Mexican markets present customers with an incredible variety of fresh produce and prepared food, both in permanent stands inside the market building, and also outside, where some vendors offer their harvest of the day. They would often arrange a display on a tablecloth set on the ground, or sometimes sell right out of their carrying baskets. Paddle cactus (Nopales) is one of the most common produce offered this way; piles of prickly paddles, like the ones photographed above, fill baskets in a slightly intimidating way. But there is no need to fear, because the skillful vendors, knife in hand, take them out one by one, remove all the spines, and form smaller piles of five or six paddles on their tablecloths, while casually announcing the price per pile, and selling them to people passing by. I realized how spoiled I had been, when my mirth from seeing fresh nopales at one international market in my area was quickly replaced by doubt, after I saw that the whole paddles, neatly packed in a tray and covered with plastic wrap, had their spines still intact. Ugh!
I grabbed a tray, then put it back, and headed to the canned goods isle. I found cans of “pickled tender cactus”, cut into strips. With one can in my cart, I was going towards the cashier when I decided last minute to also purchase a tray of fresh paddles, after all. I would cook both products and compare, to see if the resulting dish from the fresh nopales justified the extra work in the kitchen.

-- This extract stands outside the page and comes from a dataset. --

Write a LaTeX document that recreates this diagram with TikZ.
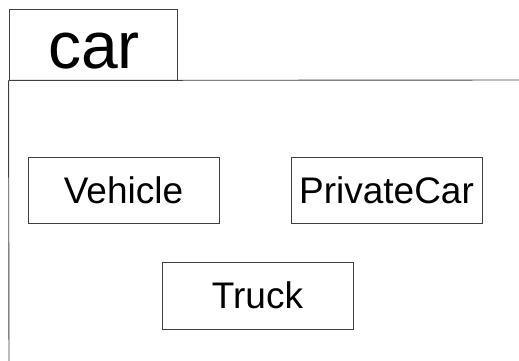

Needless to say, I had never cleaned spiny cacti of any kind before, but kind of remembered how those vendors did it (and also checked Youtube). I used a paring knife and proceeded to trim the edge of each paddle, to remove the pointy clumps of fine bristles all around; placing a bag on my working area made cleaning up easy (golden rule for future reference: wear gloves). Then, I slashed the spines on both sides of each paddle, while placing the knife at a very small angle:
Just as I was starting to enjoy my new cactus-slayer skills, I finished the last paddle. My progress may be appreciated by looking at all the cleaned paddles, in order from left to right, and the last in front:
I sliced three paddles into strips, and cooked them for about ten minutes in boiling water. After draining and rinsing under running water, I was ready to cook them (right) along with a batch of drained and rinsed strips from the can (left):
Sautéed Paddle Cactus – Nopalitos
2 cups cooked paddle cactus strips
½ cup chopped onions
1 tbsp vegetable oil
½ tsp dried oregano, or to taste
Salt and pepper, to taste
I sautéed the chopped onions in the oil over medium heat until translucent, then added the paddles, being careful not to mix the two batches. After about five minutes, a sprinkle of salt, pepper, and crushed dried oregano finished the preparations. I served the two batches, side by side with slices of tomato, and onion as a garnish.

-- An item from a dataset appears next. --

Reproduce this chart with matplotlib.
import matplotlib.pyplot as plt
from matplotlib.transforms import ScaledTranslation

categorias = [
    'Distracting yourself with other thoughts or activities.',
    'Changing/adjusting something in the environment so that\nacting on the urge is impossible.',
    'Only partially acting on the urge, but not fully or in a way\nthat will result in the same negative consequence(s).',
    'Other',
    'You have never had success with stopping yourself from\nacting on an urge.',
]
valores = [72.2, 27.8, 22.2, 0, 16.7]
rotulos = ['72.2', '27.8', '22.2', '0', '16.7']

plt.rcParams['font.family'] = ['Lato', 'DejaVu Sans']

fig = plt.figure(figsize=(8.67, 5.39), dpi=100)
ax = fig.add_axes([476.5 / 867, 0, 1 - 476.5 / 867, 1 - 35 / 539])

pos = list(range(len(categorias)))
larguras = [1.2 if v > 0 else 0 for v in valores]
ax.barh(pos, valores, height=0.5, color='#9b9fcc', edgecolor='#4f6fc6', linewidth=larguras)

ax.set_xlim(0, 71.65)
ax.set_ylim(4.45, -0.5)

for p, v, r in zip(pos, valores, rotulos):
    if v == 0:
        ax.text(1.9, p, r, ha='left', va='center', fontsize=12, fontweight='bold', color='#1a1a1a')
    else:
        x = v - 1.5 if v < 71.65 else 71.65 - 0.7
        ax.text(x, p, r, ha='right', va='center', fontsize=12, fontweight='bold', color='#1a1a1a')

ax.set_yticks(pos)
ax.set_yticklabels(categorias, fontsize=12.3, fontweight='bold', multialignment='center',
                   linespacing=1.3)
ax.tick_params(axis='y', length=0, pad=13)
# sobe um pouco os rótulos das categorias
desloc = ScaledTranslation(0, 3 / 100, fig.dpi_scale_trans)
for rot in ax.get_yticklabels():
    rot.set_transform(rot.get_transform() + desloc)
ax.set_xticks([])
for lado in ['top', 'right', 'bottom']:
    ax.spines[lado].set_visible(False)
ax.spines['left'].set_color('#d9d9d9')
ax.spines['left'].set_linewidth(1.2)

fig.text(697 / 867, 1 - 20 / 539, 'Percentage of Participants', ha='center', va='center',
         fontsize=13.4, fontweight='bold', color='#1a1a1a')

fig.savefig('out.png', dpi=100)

A blind test with an unbiased group of one individual (my husband) resulted in a clear winner: canned strips!!! Oh well, así es la vida (such is life), I guess (sniff) … I would have remained in that state of melancholy, if I had not remembered that I still had the best two whole fresh paddles. Aha, a chance for redemption!

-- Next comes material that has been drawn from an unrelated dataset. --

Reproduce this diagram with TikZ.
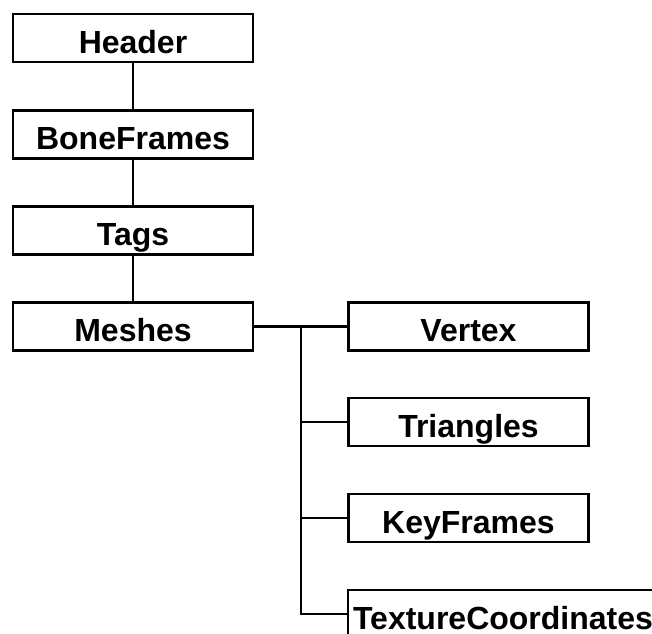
\documentclass[tikz,border=0pt]{standalone}
\usepackage{fontspec}
\setmainfont{Liberation Sans}
\usepackage{tikz}
\usetikzlibrary{positioning}

\begin{document}
\begin{tikzpicture}[x=1pt, y=-1pt, line width=2.4pt,
    chunk/.style={draw, rectangle, minimum width=240pt, minimum height=48pt, inner sep=0pt,
                  text height=30pt, text depth=0pt,
                  font=\fontsize{32}{38}\selectfont\bfseries}]
    \useasboundingbox (0,0) rectangle (652,633);
    \clip (0,0) rectangle (652,633);

    \node[chunk] (header) at (133,38) {Header};
    \node[chunk] (boneframes) at (133,134.5) {BoneFrames};
    \node[chunk] (tags) at (133,230.5) {Tags};
    \node[chunk] (meshes) at (133,326.5) {Meshes};

    \node[chunk] (vertex) at (468.5,326.5) {Vertex};
    \node[chunk] (triangles) at (468.5,422) {Triangles};
    \node[chunk] (keyframes) at (468.5,518) {KeyFrames};
    \node[chunk, minimum width=310pt] (texture) at (503,614) {TextureCoordinates};

    \draw (header) -- (boneframes);
    \draw (boneframes) -- (tags);
    \draw (tags) -- (meshes);

    \coordinate (split) at (301,326.5);
    \draw (meshes.east) -- (vertex.west);
    \draw (split) |- (texture.west);
    \draw (split |- triangles.west) -- (triangles.west);
    \draw (split |- keyframes.west) -- (keyframes.west);
\end{tikzpicture}
\end{document}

Grilled Cactus Paddles with Melted Cheese –
Nopales asados con queso fundido
Fresh cactus paddles (nopales), de-spined, rinsed and patted dry
Sliced fresh cheese (Mexican panela, Middle East unripened, or Cypriot halumi)
Salt and pepper
Grill whole paddles on a slightly greased iron skillet over medium-high heat, flipping once or twice. Add slices of cheese next to the paddles, and continue cooking, while browning cheese on both sides:
When cheese starts to melt, season paddles with salt and pepper to taste, place cheese on top and serve immediately:
In conclusion, when fresh paddles are available, the best way to feature them is whole, as the second recipe. For other uses, I will be practical (euphemism for lazy) and get the canned strips.
Opuntia is the genus of the Cactaceae family that includes numerous species of paddle cacti.
The most cultivated species for human consumption is O. ficus-indica, commonly known as nopal, paddle cactus or prickly pear, for its characteristic edible oval fruit. Raw paddles are made into smoothies to treat diabetes.
Cacti are native to the American continent, and resilient to extreme temperatures; they can be found in the wild from Canada (Eastern prickly pear) all the way to Argentina. The exception is Rhipsalis baccifera, the only known true cactus with a native range both within and outside the American continent; it grows wild in Florida, also from Mexico to Argentina, and the Caribbean, as well as from Sierra Leone to Kenya, South Africa, Madagascar, Mauritius, and Sri Lanka. The fruit is edible, gathered from the wild for local consumption, and also often grown as an ornamental.